En dépit des efforts louables des organisateurs, la seconde édition de la foire russe d’art contemporain Cosmoscow, qui s’est achevée dimanche, ne parvient pas à se hisser au-dessus de la foire régionale. Signe que le marché russe continue de se contracter, seules cinq galeries occidentales ont fait le voyage à Moscou (Blain/Southern, Javier Lopez & Fer Frances, NK, One Gallery et Rosenfeld Porcini). Parmi les 34 galeries présentes, une poignée vienne des anciennes républiques soviétiques (Géorgie, pays baltes, Ukraine, Kazakhstan), une autre poignée vient de la province russe, tandis que l’écrasante majorité est moscovite.

Autre indicateur de la frilosité des acheteurs, les enchères organisées jeudi soir en faveur de la Naked Heart Foundation du mannequin Natalia Vodianova, n’ont levé que 168 000 euros contre 231 000 euros l’année dernière.

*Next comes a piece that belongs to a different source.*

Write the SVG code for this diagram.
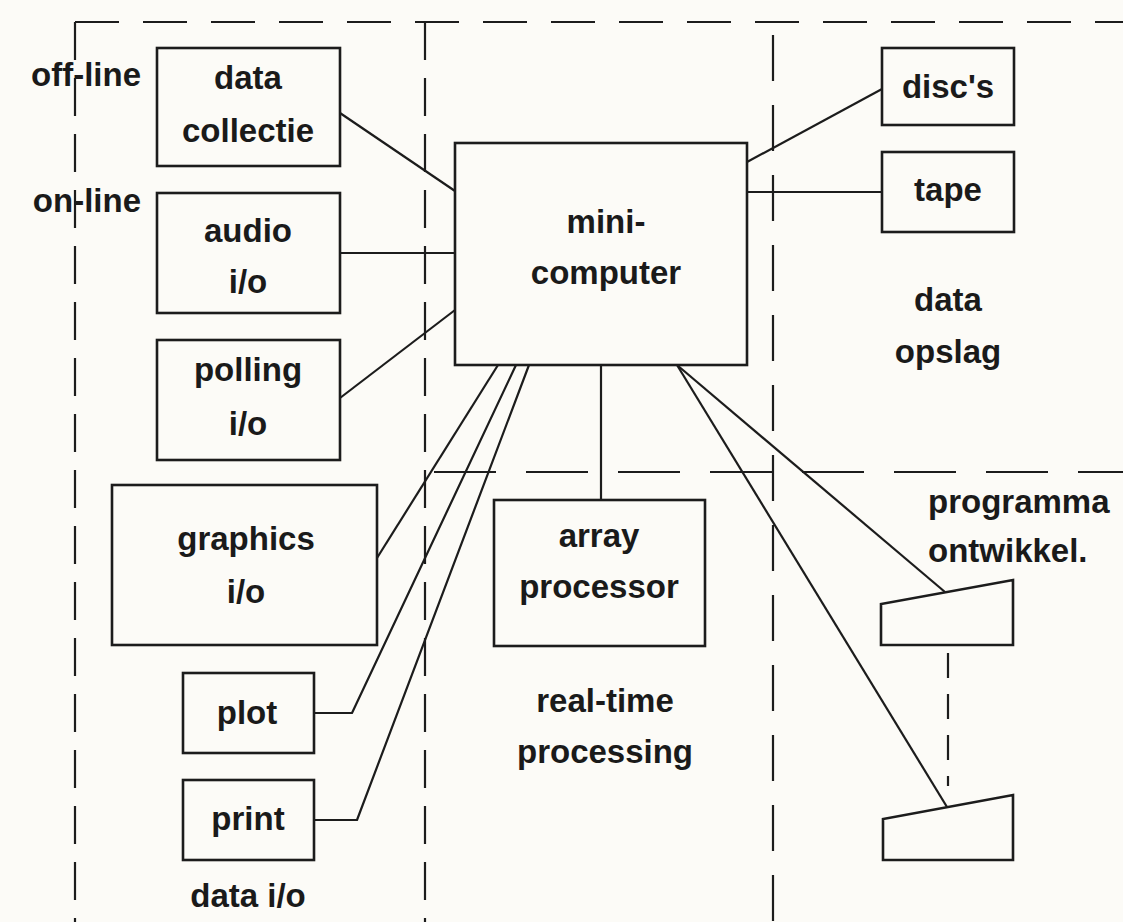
<svg xmlns="http://www.w3.org/2000/svg" width="1123" height="922" viewBox="0 0 1123 922">
  <style>
    .bg { fill: #fcfbf7; }
    .box { fill: none; stroke: #1c1c1c; stroke-width: 2.6; }
    .wire { fill: none; stroke: #1c1c1c; stroke-width: 2.2; stroke-linejoin: round; }
    .zone { fill: none; stroke: #1c1c1c; stroke-width: 2.2; }
    text { font-family: "Liberation Sans", Arial, sans-serif; font-weight: bold; font-size: 33px; fill: #1a1a1a; }
    .c { text-anchor: middle; }
    .r { text-anchor: end; }
  </style>
  <rect class="bg" x="0" y="0" width="1123" height="922"/>

  <!-- zone boundaries -->
  <g id="zones">
    <line class="zone" x1="75" y1="22" x2="1123" y2="22" stroke-dasharray="44 24"/>
    <line class="zone" x1="75" y1="22" x2="75" y2="922" stroke-dasharray="38 18"/>
    <line class="zone" x1="425" y1="22" x2="425" y2="922" stroke-dasharray="38 18"/>
    <line class="zone" x1="773" y1="35" x2="773" y2="922" stroke-dasharray="46 24"/>
    <line class="zone" x1="434" y1="472" x2="1123" y2="472" stroke-dasharray="62 30"/>
    <line class="zone" x1="948" y1="653" x2="948" y2="786" stroke-dasharray="25 16"/>
  </g>

  <!-- connectors -->
  <g id="connectors">
    <line class="wire" x1="340" y1="113" x2="455" y2="191"/>
    <line class="wire" x1="340" y1="253" x2="455" y2="253"/>
    <line class="wire" x1="340" y1="398" x2="455" y2="310"/>
    <line class="wire" x1="377" y1="558" x2="498" y2="365"/>
    <polyline class="wire" points="314,713 352,713 516,365"/>
    <polyline class="wire" points="314,820 357,820 529,365"/>
    <line class="wire" x1="601" y1="365" x2="601" y2="500"/>
    <line class="wire" x1="747" y1="162" x2="882" y2="89"/>
    <line class="wire" x1="747" y1="192" x2="882" y2="192"/>
    <line class="wire" x1="677" y1="365" x2="945" y2="592"/>
    <line class="wire" x1="677" y1="365" x2="947" y2="807"/>
  </g>

  <g id="data-collectie">
    <rect class="box" x="157" y="48" width="183" height="118"/>
    <text class="c" x="248" y="89">data</text>
    <text class="c" x="248" y="142">collectie</text>
  </g>
  <g id="audio-io">
    <rect class="box" x="157" y="193" width="183" height="120"/>
    <text class="c" x="248" y="242">audio</text>
    <text class="c" x="248" y="293">i/o</text>
  </g>
  <g id="polling-io">
    <rect class="box" x="157" y="340" width="183" height="120"/>
    <text class="c" x="248" y="381">polling</text>
    <text class="c" x="248" y="435">i/o</text>
  </g>
  <g id="graphics-io">
    <rect class="box" x="112" y="485" width="265" height="160"/>
    <text class="c" x="246" y="550">graphics</text>
    <text class="c" x="246" y="603">i/o</text>
  </g>
  <g id="plot">
    <rect class="box" x="183" y="673" width="131" height="80"/>
    <text class="c" x="247" y="724">plot</text>
  </g>
  <g id="print">
    <rect class="box" x="183" y="780" width="131" height="80"/>
    <text class="c" x="248" y="830">print</text>
  </g>
  <g id="minicomputer">
    <rect class="box" x="455" y="143" width="292" height="222"/>
    <text class="c" x="606" y="233">mini-</text>
    <text class="c" x="606" y="284">computer</text>
  </g>
  <g id="discs">
    <rect class="box" x="882" y="48" width="132" height="77"/>
    <text class="c" x="948" y="98">disc's</text>
  </g>
  <g id="tape">
    <rect class="box" x="882" y="152" width="132" height="80"/>
    <text class="c" x="948" y="201">tape</text>
  </g>
  <g id="array-processor">
    <rect class="box" x="494" y="500" width="211" height="146"/>
    <text class="c" x="599" y="547">array</text>
    <text class="c" x="599" y="598">processor</text>
  </g>
  <g id="terminal-1">
    <polygon class="box" points="881,645 881,604 1013,580 1013,645"/>
  </g>
  <g id="terminal-2">
    <polygon class="box" points="883,860 883,819 1013,795 1013,860"/>
  </g>

  <!-- zone labels -->
  <g id="labels">
    <text class="r" x="141" y="86">off-line</text>
    <text class="r" x="141" y="212">on-line</text>
    <text class="c" x="248" y="907">data i/o</text>
    <text class="c" x="605" y="712">real-time</text>
    <text class="c" x="605" y="763">processing</text>
    <text class="c" x="948" y="311">data</text>
    <text class="c" x="948" y="363">opslag</text>
    <text x="928" y="513">programma</text>
    <text x="928" y="562">ontwikkel.</text>
  </g>
</svg>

La foire Cosmoscow occupe depuis 2014 le vide laissé par la disparition subite d’Art Moscow, la foire historique d’art contemporain russe. Si Art Moscow se caractérisait par des prix excessifs, une organisation chaotique et un lieu poussiéreux (la Maison centrale des Artistes), Cosmoscow se distingue par un professionnalisme comparable aux grandes foires occidentales. L’événement se déroule dans le prestigieux « Gostinni Dvor » à deux pas de la place Rouge et s’appuie sur de solides sponsors.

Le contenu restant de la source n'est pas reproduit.